# [GIVEN INSTRUCTION]
Quote all of the data that follows exactly as written, skipping the images.

# [STORED ROWS]
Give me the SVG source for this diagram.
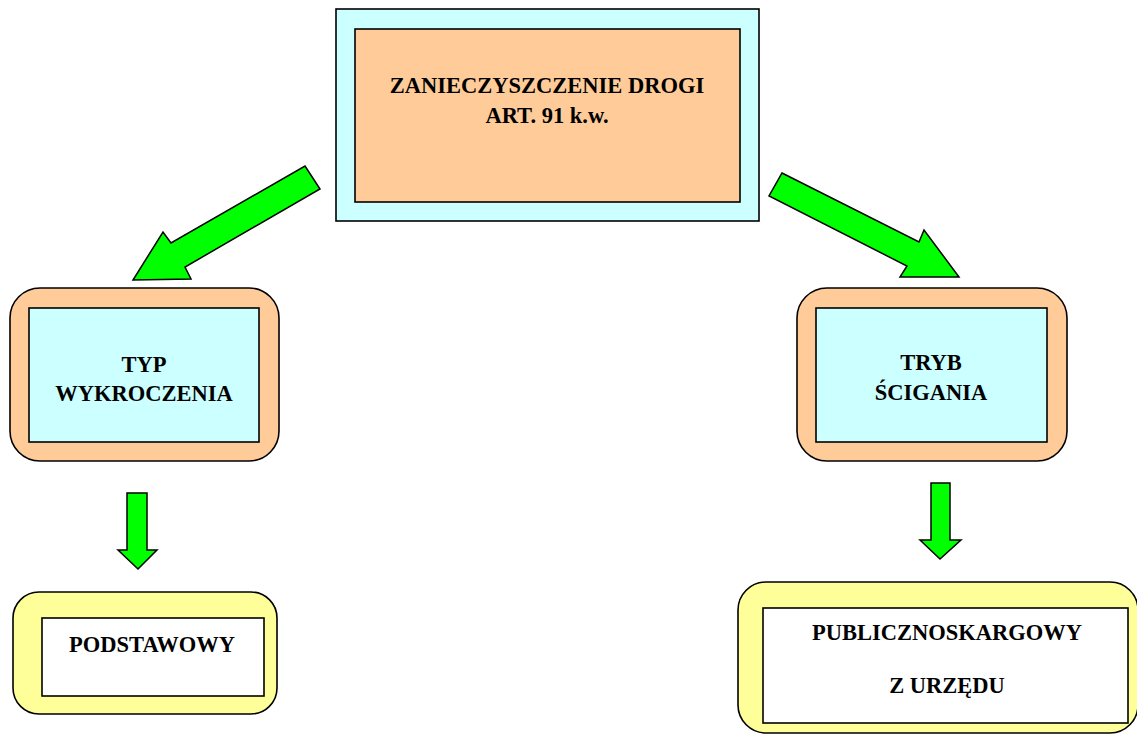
<svg xmlns="http://www.w3.org/2000/svg" width="1137" height="735" viewBox="0 0 1137 735">
<style>
.bg{fill:#ffffff}
.box{stroke:#000;stroke-width:1.6}
.cyan{fill:#CCFFFF}
.peach{fill:#FFCC99}
.yellow{fill:#FFFF99}
.white{fill:#ffffff}
.arrow{fill:#00FF00;stroke:#000;stroke-width:1.5;stroke-linejoin:miter}
.t{font-family:"Liberation Serif","Times New Roman",serif;font-weight:bold;font-size:22.5px;fill:#000;text-anchor:middle}
</style>
<rect class="bg" x="0" y="0" width="1137" height="735"/>
<g id="connectors">
<polygon class="arrow" points="305,166 320,189 185,267 191,279 133,280 163,232 171,243"/>
<polygon class="arrow" points="782,173 919,242 924,230 959,277 900,277 907,266 769,196"/>
<polygon class="arrow" points="127,493 147,493 147,550 157,550 138,569 118,550 127,550"/>
<polygon class="arrow" points="931,483 950,483 950,540 961,540 940,559 920,540 931,540"/>
</g>
<g id="node-main">
<rect class="box cyan" x="336" y="9" width="423" height="212"/>
<rect class="box peach" x="355" y="29" width="385" height="173"/>
<text class="t" x="547" y="93">ZANIECZYSZCZENIE DROGI</text>
<text class="t" x="547" y="123">ART. 91 k.w.</text>
</g>
<g id="node-typ">
<rect class="box peach" x="10" y="288" width="269" height="173" rx="30" ry="30"/>
<rect class="box cyan" x="29" y="308" width="230" height="134"/>
<text class="t" x="144" y="372">TYP</text>
<text class="t" x="144" y="401">WYKROCZENIA</text>
</g>
<g id="node-tryb">
<rect class="box peach" x="797" y="288" width="270" height="173" rx="30" ry="30"/>
<rect class="box cyan" x="816" y="308" width="231" height="134"/>
<text class="t" x="931" y="370">TRYB</text>
<text class="t" x="931" y="400">ŚCIGANIA</text>
</g>
<g id="node-podstawowy">
<rect class="box yellow" x="13" y="592" width="264" height="122" rx="26" ry="26"/>
<rect class="box white" x="42" y="618" width="222" height="78"/>
<text class="t" x="152" y="652">PODSTAWOWY</text>
</g>
<g id="node-publiczno">
<rect class="box yellow" x="738" y="582" width="400" height="151" rx="28" ry="28"/>
<rect class="box white" x="763" y="608" width="365" height="115"/>
<text class="t" x="947" y="640">PUBLICZNOSKARGOWY</text>
<text class="t" x="947" y="693">Z URZĘDU</text>
</g>
</svg>
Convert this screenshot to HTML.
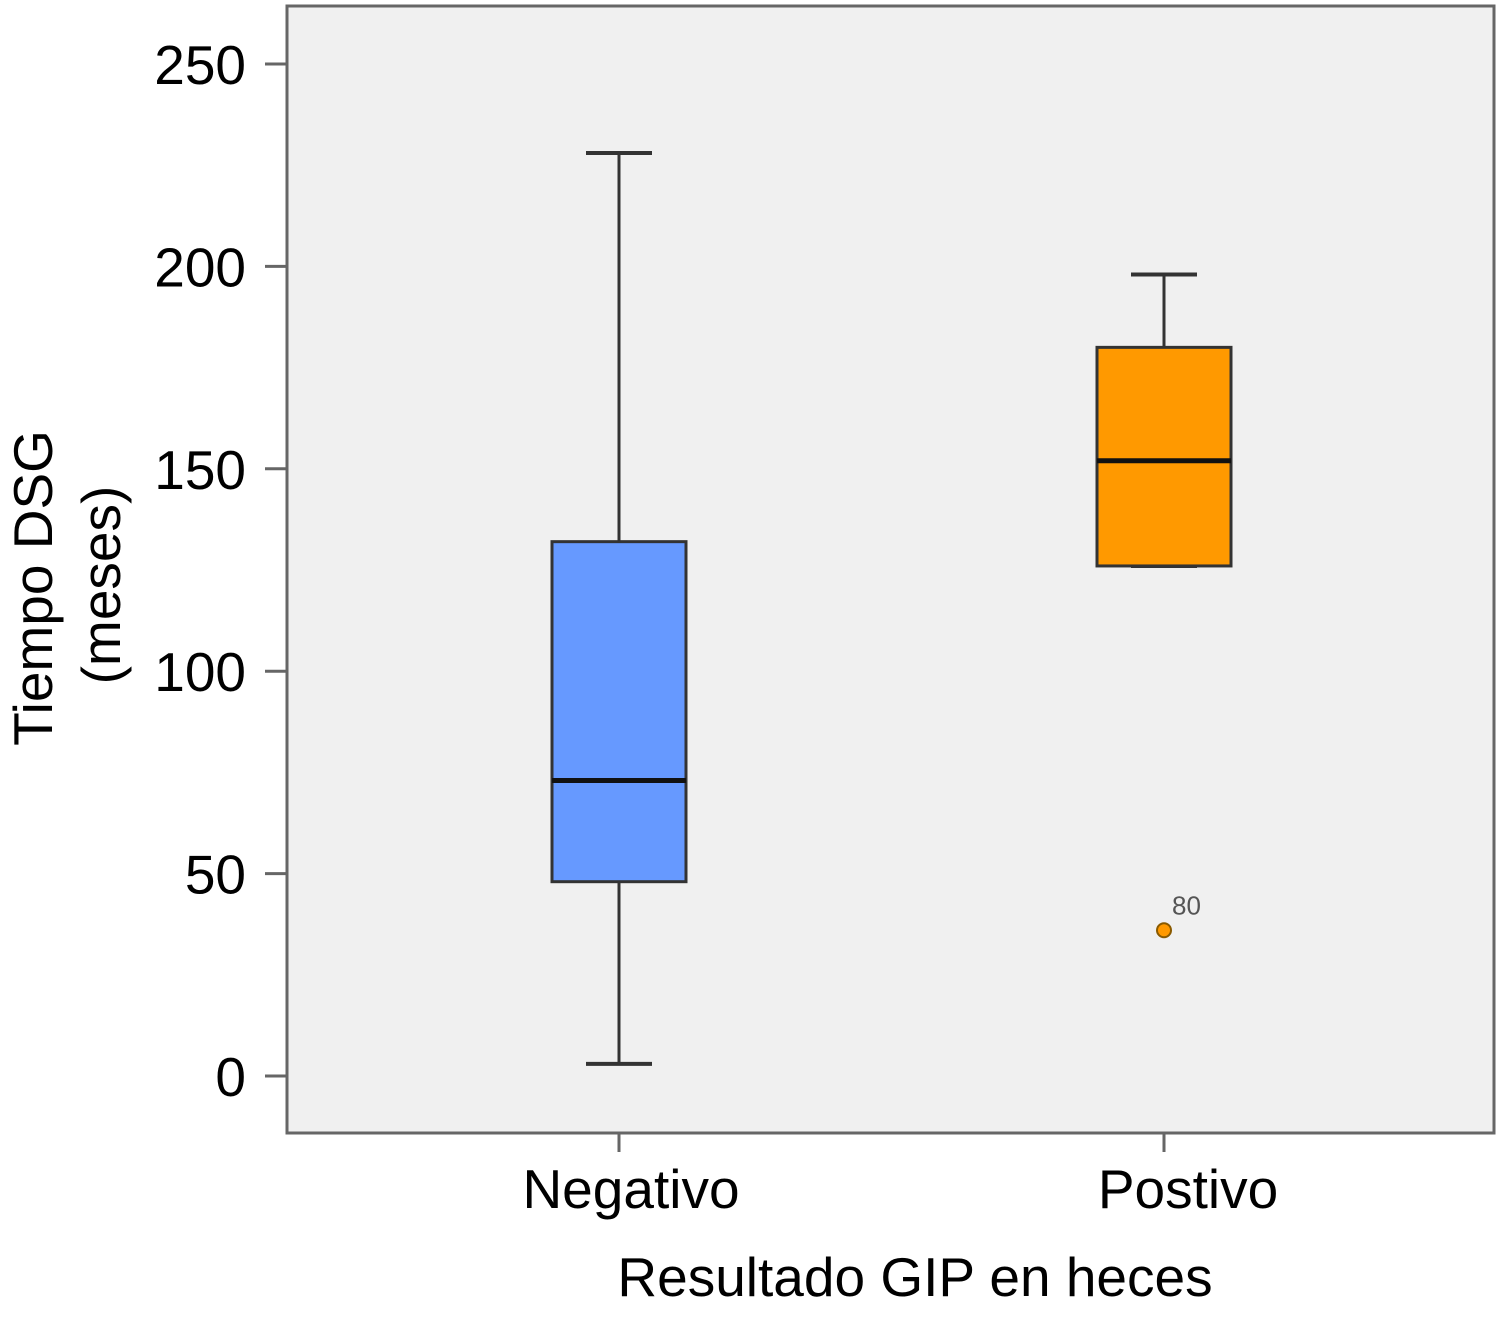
<!DOCTYPE html>
<html><head><meta charset="utf-8"><style>
html,body{margin:0;padding:0;background:#fff;}
svg text{font-family:"Liberation Sans",Arial,sans-serif;}
</style></head><body>
<svg id="chart" width="1505" height="1313" viewBox="0 0 1505 1313" xmlns="http://www.w3.org/2000/svg">
<rect x="287" y="6" width="1207" height="1127" fill="#f0f0f0" stroke="#666" stroke-width="3"/>
<g id="yaxis"></g>
<g id="xaxis"></g>
<g id="boxes"></g>
<text transform="translate(52,588) rotate(-90)" text-anchor="middle" font-size="55">Tiempo DSG</text>
<text transform="translate(120,585) rotate(-90)" text-anchor="middle" font-size="55">(meses)</text>
<text x="915" y="1296" text-anchor="middle" font-size="55">Resultado GIP en heces</text>
</svg>
<script>
const categories=["Negativo","Postivo"];
const whiskerLow=[3,126];
const whiskerHigh=[228,198];
const q1s=[48,126];
const medians=[73,152];
const q3s=[132,180];
const outliers=[[],[36]];
const outlierLabels=[[],["80"]];
const colors=["#6699ff","#ff9900"];
const yTicks=[0,50,100,150,200,250];
const NS="http://www.w3.org/2000/svg";
function y(v){return 1076-v*4.048;}
function x(i){return 619+i*545;}
function mk(tag,attrs,parent){const e=document.createElementNS(NS,tag);for(const k in attrs)e.setAttribute(k,attrs[k]);parent.appendChild(e);return e;}
const ya=document.getElementById('yaxis'),xa=document.getElementById('xaxis'),bx=document.getElementById('boxes');
yTicks.forEach(t=>{
 const l=mk('line',{x1:265,x2:287,y1:y(t),y2:y(t),stroke:'#666','stroke-width':3},ya);
 
 
 const tx=mk('text',{x:246,y:y(t)+20,'text-anchor':'end','font-size':55},ya);
 tx.textContent=t;
 
 
});
categories.forEach((c,i)=>{
 const cx=x(i);
 const t=mk('line',{x1:cx,x2:cx,y1:1133,y2:1152,stroke:'#666','stroke-width':3},xa);
 
 
 const lb=mk('text',{x:cx+12+i*12,y:1208,'text-anchor':'middle','font-size':55},xa);
 lb.textContent=c;
 
 
 const g=mk('g',{},bx);
 
 
 mk('line',{x1:cx,x2:cx,y1:y(whiskerHigh[i]),y2:y(q3s[i]),stroke:'#333','stroke-width':3},g);
 mk('line',{x1:cx,x2:cx,y1:y(q1s[i]),y2:y(whiskerLow[i]),stroke:'#333','stroke-width':3},g);
 mk('line',{x1:cx-33,x2:cx+33,y1:y(whiskerHigh[i]),y2:y(whiskerHigh[i]),stroke:'#333','stroke-width':4},g);
 mk('line',{x1:cx-33,x2:cx+33,y1:y(whiskerLow[i]),y2:y(whiskerLow[i]),stroke:'#333','stroke-width':4},g);
 mk('rect',{x:cx-67,y:y(q3s[i]),width:134,height:y(q1s[i])-y(q3s[i]),fill:colors[i],stroke:'#333','stroke-width':3},g);
 mk('line',{x1:cx-67,x2:cx+67,y1:y(medians[i]),y2:y(medians[i]),stroke:'#111','stroke-width':5},g);
 outliers[i].forEach((o,j)=>{
  const p=mk('circle',{cx:cx,cy:y(o),r:7,fill:colors[i],stroke:'#8a5a00','stroke-width':2},g);
  
  
  const ot=mk('text',{x:cx+8,y:y(o)-16,'font-size':26,fill:'#555'},g);
  ot.textContent=outlierLabels[i][j];
  
  
 });
});
</script>
</body></html>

# [RESULT BELOW]
Give me the SVG source for this diagram.
<svg xmlns="http://www.w3.org/2000/svg" width="1137" height="735" viewBox="0 0 1137 735">
<style>
.bg{fill:#ffffff}
.box{stroke:#000;stroke-width:1.6}
.cyan{fill:#CCFFFF}
.peach{fill:#FFCC99}
.yellow{fill:#FFFF99}
.white{fill:#ffffff}
.arrow{fill:#00FF00;stroke:#000;stroke-width:1.5;stroke-linejoin:miter}
.t{font-family:"Liberation Serif","Times New Roman",serif;font-weight:bold;font-size:22.5px;fill:#000;text-anchor:middle}
</style>
<rect class="bg" x="0" y="0" width="1137" height="735"/>
<g id="connectors">
<polygon class="arrow" points="305,166 320,189 185,267 191,279 133,280 163,232 171,243"/>
<polygon class="arrow" points="782,173 919,242 924,230 959,277 900,277 907,266 769,196"/>
<polygon class="arrow" points="127,493 147,493 147,550 157,550 138,569 118,550 127,550"/>
<polygon class="arrow" points="931,483 950,483 950,540 961,540 940,559 920,540 931,540"/>
</g>
<g id="node-main">
<rect class="box cyan" x="336" y="9" width="423" height="212"/>
<rect class="box peach" x="355" y="29" width="385" height="173"/>
<text class="t" x="547" y="93">ZANIECZYSZCZENIE DROGI</text>
<text class="t" x="547" y="123">ART. 91 k.w.</text>
</g>
<g id="node-typ">
<rect class="box peach" x="10" y="288" width="269" height="173" rx="30" ry="30"/>
<rect class="box cyan" x="29" y="308" width="230" height="134"/>
<text class="t" x="144" y="372">TYP</text>
<text class="t" x="144" y="401">WYKROCZENIA</text>
</g>
<g id="node-tryb">
<rect class="box peach" x="797" y="288" width="270" height="173" rx="30" ry="30"/>
<rect class="box cyan" x="816" y="308" width="231" height="134"/>
<text class="t" x="931" y="370">TRYB</text>
<text class="t" x="931" y="400">ŚCIGANIA</text>
</g>
<g id="node-podstawowy">
<rect class="box yellow" x="13" y="592" width="264" height="122" rx="26" ry="26"/>
<rect class="box white" x="42" y="618" width="222" height="78"/>
<text class="t" x="152" y="652">PODSTAWOWY</text>
</g>
<g id="node-publiczno">
<rect class="box yellow" x="738" y="582" width="400" height="151" rx="28" ry="28"/>
<rect class="box white" x="763" y="608" width="365" height="115"/>
<text class="t" x="947" y="640">PUBLICZNOSKARGOWY</text>
<text class="t" x="947" y="693">Z URZĘDU</text>
</g>
</svg>
Convert this screenshot to HTML.
<!DOCTYPE html>
<html><head><meta charset="utf-8"><style>
html,body{margin:0;padding:0;background:#fff;}
svg text{font-family:"Liberation Sans",Arial,sans-serif;}
</style></head><body>
<svg id="chart" width="1505" height="1313" viewBox="0 0 1505 1313" xmlns="http://www.w3.org/2000/svg">
<rect x="287" y="6" width="1207" height="1127" fill="#f0f0f0" stroke="#666" stroke-width="3"/>
<g id="yaxis"></g>
<g id="xaxis"></g>
<g id="boxes"></g>
<text transform="translate(52,588) rotate(-90)" text-anchor="middle" font-size="55">Tiempo DSG</text>
<text transform="translate(120,585) rotate(-90)" text-anchor="middle" font-size="55">(meses)</text>
<text x="915" y="1296" text-anchor="middle" font-size="55">Resultado GIP en heces</text>
</svg>
<script>
const categories=["Negativo","Postivo"];
const whiskerLow=[3,126];
const whiskerHigh=[228,198];
const q1s=[48,126];
const medians=[73,152];
const q3s=[132,180];
const outliers=[[],[36]];
const outlierLabels=[[],["80"]];
const colors=["#6699ff","#ff9900"];
const yTicks=[0,50,100,150,200,250];
const NS="http://www.w3.org/2000/svg";
function y(v){return 1076-v*4.048;}
function x(i){return 619+i*545;}
function mk(tag,attrs,parent){const e=document.createElementNS(NS,tag);for(const k in attrs)e.setAttribute(k,attrs[k]);parent.appendChild(e);return e;}
const ya=document.getElementById('yaxis'),xa=document.getElementById('xaxis'),bx=document.getElementById('boxes');
yTicks.forEach(t=>{
 const l=mk('line',{x1:265,x2:287,y1:y(t),y2:y(t),stroke:'#666','stroke-width':3},ya);
 
 
 const tx=mk('text',{x:246,y:y(t)+20,'text-anchor':'end','font-size':55},ya);
 tx.textContent=t;
 
 
});
categories.forEach((c,i)=>{
 const cx=x(i);
 const t=mk('line',{x1:cx,x2:cx,y1:1133,y2:1152,stroke:'#666','stroke-width':3},xa);
 
 
 const lb=mk('text',{x:cx+12+i*12,y:1208,'text-anchor':'middle','font-size':55},xa);
 lb.textContent=c;
 
 
 const g=mk('g',{},bx);
 
 
 mk('line',{x1:cx,x2:cx,y1:y(whiskerHigh[i]),y2:y(q3s[i]),stroke:'#333','stroke-width':3},g);
 mk('line',{x1:cx,x2:cx,y1:y(q1s[i]),y2:y(whiskerLow[i]),stroke:'#333','stroke-width':3},g);
 mk('line',{x1:cx-33,x2:cx+33,y1:y(whiskerHigh[i]),y2:y(whiskerHigh[i]),stroke:'#333','stroke-width':4},g);
 mk('line',{x1:cx-33,x2:cx+33,y1:y(whiskerLow[i]),y2:y(whiskerLow[i]),stroke:'#333','stroke-width':4},g);
 mk('rect',{x:cx-67,y:y(q3s[i]),width:134,height:y(q1s[i])-y(q3s[i]),fill:colors[i],stroke:'#333','stroke-width':3},g);
 mk('line',{x1:cx-67,x2:cx+67,y1:y(medians[i]),y2:y(medians[i]),stroke:'#111','stroke-width':5},g);
 outliers[i].forEach((o,j)=>{
  const p=mk('circle',{cx:cx,cy:y(o),r:7,fill:colors[i],stroke:'#8a5a00','stroke-width':2},g);
  
  
  const ot=mk('text',{x:cx+8,y:y(o)-16,'font-size':26,fill:'#555'},g);
  ot.textContent=outlierLabels[i][j];
  
  
 });
});
</script>
</body></html>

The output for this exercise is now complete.